The article noted that “an inflationary tide is beginning to ripple through America’s supermarkets and restaurants…Prices of staples including milk, beef, coffee, cocoa and sugar have risen sharply in recent months.”

Now I realize I’m just a former governor and current housewife from Alaska, but even humble folks like me can read the newspaper. I’m surprised a prestigious reporter for the Wall Street Journal doesn’t.

[Digression #2: WC had to wash his ears out with strong soap after that "humble folks like me" line. But WC's readers should read a sampling of the comments to the Facebook post to get an idea what Palin's supporters are thinking - for a given definition of "thinking."]

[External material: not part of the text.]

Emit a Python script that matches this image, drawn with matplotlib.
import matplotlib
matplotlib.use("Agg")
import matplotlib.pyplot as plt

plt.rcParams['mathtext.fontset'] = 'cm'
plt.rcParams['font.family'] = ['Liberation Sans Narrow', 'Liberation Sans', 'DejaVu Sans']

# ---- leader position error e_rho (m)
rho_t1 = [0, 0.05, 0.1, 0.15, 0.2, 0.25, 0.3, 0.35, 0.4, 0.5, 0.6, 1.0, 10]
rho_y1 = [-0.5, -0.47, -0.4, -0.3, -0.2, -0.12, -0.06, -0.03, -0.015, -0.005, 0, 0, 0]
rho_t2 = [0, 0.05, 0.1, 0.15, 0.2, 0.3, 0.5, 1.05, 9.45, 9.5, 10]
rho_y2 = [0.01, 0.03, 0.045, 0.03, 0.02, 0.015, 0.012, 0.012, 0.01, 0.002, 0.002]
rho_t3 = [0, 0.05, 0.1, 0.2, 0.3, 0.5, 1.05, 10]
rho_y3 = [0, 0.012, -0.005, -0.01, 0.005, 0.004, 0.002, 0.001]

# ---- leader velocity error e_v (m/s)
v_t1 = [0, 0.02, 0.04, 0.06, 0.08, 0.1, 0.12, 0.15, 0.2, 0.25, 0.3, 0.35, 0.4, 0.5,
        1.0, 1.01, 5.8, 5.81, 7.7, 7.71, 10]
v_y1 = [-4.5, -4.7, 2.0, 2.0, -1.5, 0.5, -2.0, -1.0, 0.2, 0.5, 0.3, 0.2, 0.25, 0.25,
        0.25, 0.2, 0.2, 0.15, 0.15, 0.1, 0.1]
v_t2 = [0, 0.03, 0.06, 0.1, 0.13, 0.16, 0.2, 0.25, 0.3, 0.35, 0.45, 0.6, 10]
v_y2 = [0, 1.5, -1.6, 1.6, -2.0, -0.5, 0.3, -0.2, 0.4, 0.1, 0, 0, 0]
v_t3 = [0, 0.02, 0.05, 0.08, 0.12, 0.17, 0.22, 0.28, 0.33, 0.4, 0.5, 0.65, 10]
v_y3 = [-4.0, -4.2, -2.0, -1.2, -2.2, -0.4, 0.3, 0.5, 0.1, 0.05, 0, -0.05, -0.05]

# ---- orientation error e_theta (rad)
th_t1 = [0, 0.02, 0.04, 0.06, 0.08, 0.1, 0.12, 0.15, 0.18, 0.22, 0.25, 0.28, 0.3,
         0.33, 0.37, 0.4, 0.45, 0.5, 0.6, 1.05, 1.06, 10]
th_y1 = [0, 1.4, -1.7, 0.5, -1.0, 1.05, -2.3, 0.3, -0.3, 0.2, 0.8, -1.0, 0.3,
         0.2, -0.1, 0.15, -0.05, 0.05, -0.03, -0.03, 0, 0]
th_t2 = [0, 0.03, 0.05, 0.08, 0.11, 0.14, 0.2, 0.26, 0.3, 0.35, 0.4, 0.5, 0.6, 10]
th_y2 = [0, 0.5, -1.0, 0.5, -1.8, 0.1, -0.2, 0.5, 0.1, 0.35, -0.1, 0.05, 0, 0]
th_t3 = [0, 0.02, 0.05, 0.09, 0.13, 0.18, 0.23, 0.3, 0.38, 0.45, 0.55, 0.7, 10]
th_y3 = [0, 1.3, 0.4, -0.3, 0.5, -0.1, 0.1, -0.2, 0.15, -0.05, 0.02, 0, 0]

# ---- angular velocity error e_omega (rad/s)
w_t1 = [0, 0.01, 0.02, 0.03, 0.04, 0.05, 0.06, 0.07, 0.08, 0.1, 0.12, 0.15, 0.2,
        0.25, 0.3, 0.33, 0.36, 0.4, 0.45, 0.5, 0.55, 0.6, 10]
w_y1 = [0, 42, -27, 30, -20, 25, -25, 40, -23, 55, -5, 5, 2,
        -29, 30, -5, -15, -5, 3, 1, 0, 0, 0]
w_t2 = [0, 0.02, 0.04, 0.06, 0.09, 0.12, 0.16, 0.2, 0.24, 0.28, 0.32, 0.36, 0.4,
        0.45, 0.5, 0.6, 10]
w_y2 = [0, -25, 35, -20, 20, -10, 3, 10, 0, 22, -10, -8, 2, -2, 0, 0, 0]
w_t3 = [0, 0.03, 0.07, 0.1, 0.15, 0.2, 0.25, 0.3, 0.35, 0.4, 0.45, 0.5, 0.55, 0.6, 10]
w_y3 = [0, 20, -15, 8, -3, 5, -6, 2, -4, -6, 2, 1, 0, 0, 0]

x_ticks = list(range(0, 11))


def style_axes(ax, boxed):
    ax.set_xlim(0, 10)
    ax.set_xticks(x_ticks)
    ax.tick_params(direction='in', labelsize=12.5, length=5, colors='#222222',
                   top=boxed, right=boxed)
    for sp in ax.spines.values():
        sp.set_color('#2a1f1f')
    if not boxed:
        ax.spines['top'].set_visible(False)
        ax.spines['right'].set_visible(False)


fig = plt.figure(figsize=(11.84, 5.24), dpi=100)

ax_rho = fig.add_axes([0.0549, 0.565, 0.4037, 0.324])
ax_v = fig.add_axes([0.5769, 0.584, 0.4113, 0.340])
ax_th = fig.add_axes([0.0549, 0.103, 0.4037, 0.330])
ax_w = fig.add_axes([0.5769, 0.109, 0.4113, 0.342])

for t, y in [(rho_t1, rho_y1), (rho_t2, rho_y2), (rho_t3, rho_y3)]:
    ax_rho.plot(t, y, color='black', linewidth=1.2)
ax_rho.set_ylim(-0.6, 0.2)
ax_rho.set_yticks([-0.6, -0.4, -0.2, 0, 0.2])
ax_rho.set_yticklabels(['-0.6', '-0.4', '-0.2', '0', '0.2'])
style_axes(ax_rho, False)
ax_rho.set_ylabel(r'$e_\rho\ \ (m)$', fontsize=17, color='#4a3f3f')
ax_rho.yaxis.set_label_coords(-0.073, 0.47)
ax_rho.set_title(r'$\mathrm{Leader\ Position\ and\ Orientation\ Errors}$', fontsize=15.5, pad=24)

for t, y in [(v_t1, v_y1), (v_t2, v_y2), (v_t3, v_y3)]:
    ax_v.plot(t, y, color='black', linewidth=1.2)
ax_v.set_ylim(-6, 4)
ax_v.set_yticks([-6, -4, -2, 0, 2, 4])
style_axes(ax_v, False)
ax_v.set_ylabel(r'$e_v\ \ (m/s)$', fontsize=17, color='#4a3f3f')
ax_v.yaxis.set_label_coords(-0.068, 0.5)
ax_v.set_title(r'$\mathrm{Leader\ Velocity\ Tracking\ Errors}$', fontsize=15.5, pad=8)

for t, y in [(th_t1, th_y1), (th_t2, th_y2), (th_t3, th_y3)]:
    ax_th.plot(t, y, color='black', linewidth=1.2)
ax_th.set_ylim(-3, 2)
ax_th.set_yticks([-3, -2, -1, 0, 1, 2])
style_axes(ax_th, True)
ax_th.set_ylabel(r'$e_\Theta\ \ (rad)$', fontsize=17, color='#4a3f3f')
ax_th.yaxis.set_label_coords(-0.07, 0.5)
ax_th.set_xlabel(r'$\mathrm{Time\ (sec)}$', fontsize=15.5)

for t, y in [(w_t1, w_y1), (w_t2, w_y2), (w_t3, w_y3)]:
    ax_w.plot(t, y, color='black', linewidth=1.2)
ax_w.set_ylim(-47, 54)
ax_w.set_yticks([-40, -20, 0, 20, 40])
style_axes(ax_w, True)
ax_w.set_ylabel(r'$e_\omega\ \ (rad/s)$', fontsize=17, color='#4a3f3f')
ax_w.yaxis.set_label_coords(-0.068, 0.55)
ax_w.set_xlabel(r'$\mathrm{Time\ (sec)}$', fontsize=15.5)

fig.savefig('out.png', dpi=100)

Reporter Reddy demonstrated that while she may subscribe to the Wall Street Journal, the Quitter doesn’t read it very carefully. He pointed out the article said,

A broad measure of food prices from the Labor Department shows prices rose at an average annual rate of less than 0.6% in the first nine months of the year. September’s increase in food prices — 1.4% for food and beverages at an annual rate — was low by historical standards.(In fact, the lowest average annual inflation rate on record was 1.4%, in 1992.) Commerce Department inflation data show a similarly slow year-over-year increase for food prices, 1.3%.

There may be some price pressure at the wholesale level, but in a time of weak demand, that doesn’t translate to higher prices. And, in any event, we’re talking abut retail prices now, not in the future. Palin was simply wrong.

As of this date, the ex-Governor has not attempted a riposte.

So what have WC and his readers learned from this little exchange?

1. Caribou Barbie’s in the shallow end of the Econ 101 pool.

2. It doesn’t matter how silly Palin’s claims may be, her followers will lap it up.

3. Sudeep Reddy needs to follow Jack Coghill‘s advice to WC 20 years ago: “Never get in a pissing contest with a skunk.”